In July 2022, APSEZ (70%) in partnership with Israeli chemicals and logistics group Gadot (30%) won an Israel government tender to buy the Haifa Port, a major trade hub on Israel’s Mediterranean coast, for about $1.18 billion. Haifa Port can handle about 20 MMT of cargo plus 1.46 million TEUs of containers per year. The Government of Israel handed over the Haifa Port to Adani Group earlier this week.
Adani Ports and Special Economic Zone Ltd. also owns the Mundra Economic Hub (MEH) on the Western coast of India’s Gulf of Kachchh, in the industrialised state of Gujarat. Spanning over more than 36,000 acres, the MEH comprises the largest multi-product SEZ in India, a Free Trade and Warehousing Zone and a Domestic Industrial Zone.
The company also owns three logistics parks at Patli in Haryana, Kila-Raipur in Punjab, and Kishangarh in Rajasthan, and one under construction at Mumbai. With the ability to handle 500,000 TEUs annually, the Adani Logistics business is growing at a rapid pace. It has signed a deal with Flipkart for the construction of a 534,000 square feet fulfilment centre in its upcoming logistics hub at Mumbai.

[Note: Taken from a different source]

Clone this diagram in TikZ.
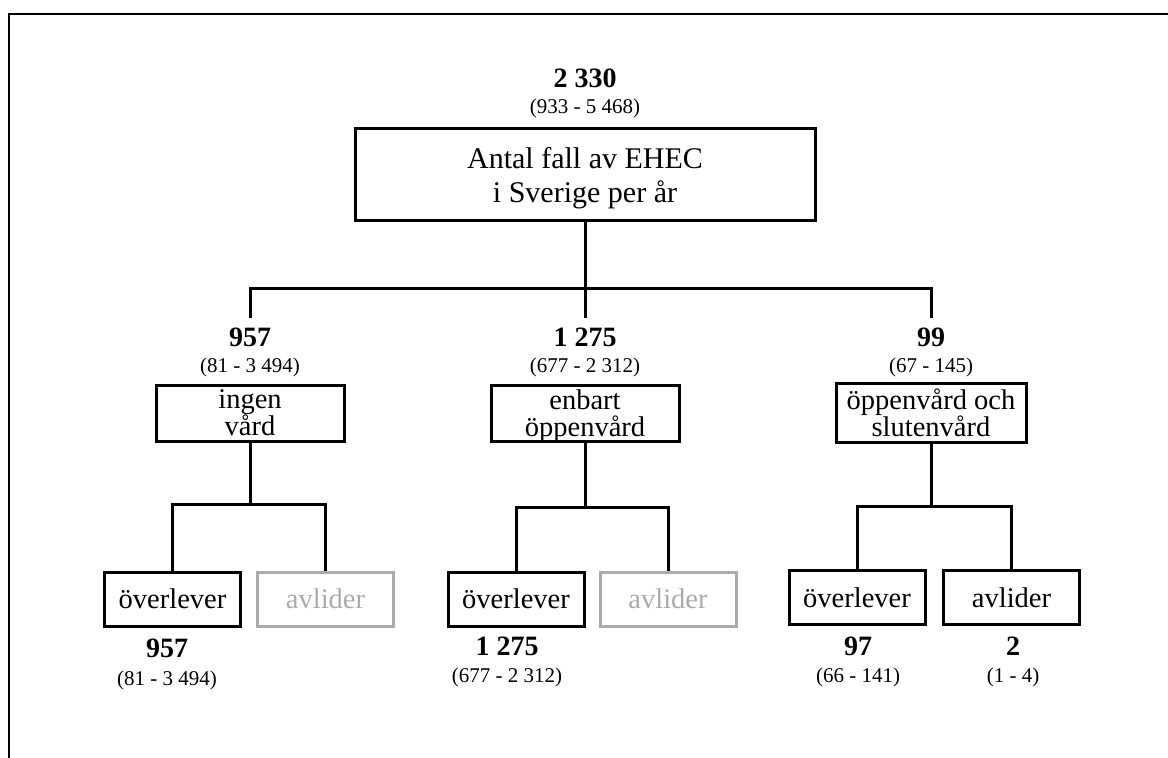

APSEZ also provides Dredging and Reclamation solutions primarily for port and harbour construction. It operates a large fleet of 23 dredgers and of the largest capital dredging capacity in India. Besides owning dredgers, the company has a large fleet of support vessels and equipment such as Multi Utility Crafts, Survey Vessels, Floating Cranes, Jack-up Barges, etc.
The company’s first port and what is still its flagship – the Mundra Port – started getting built in October 1998, so more than 24 years’ ago! Many of the company’s other ports and terminals are well over 10 years old.
What is the cost of replicating all of these assets and businesses? Can any of the self-styled experts on social media, or in various opposition parties, calculate this? I don’t think so!
Having been a consultant to a port project in South India back in 2009, let me tell you that it is extremely difficult to get all the permissions – and PUBLIC APPROVAL – to build a port. And even if you get the buy-in from the affected fishermen, you still have to contend with turtles.
The knocked down market value (market cap) of APSEZ as on February 2nd is just under ₹1 lac crore (₹1 trillion). Even if Mukesh Ambani or the Tatas or L&T invests this amount of money, it will take them minimum 10 years to replicate the infrastructure that APSEZ has, by which time APSEZ will be at least 2.6 times its current size @ a conservative CAGR of 10% p.a. Furthermore, neither of these entities will ever be able to acquire 36,000 acres of land at a strategic location such as Mundra.
Smart investors understand this and are buying the shares of APSEZ as it is falling. It is the less intelligent or the less aware investors who are selling. Or those with an agenda – an anti-Modi agenda – such as the “so-called American research firm” or a well-known Indian lawyer cum politician known as “PC”.
I am talking specifically about APSEZ and not any of the other Adani Group companies. As far as Ambuja Cements is concerned, I have bought shares in the past week based on research done by others whose judgment I trust – so I cannot tell you why you should buy shares in this company.
Time will tell who wins the Hindenberg vs. Adani battle, but I have no doubt that APSEZ will give super returns to anyone who has accumulated this stock on dips after 26th January.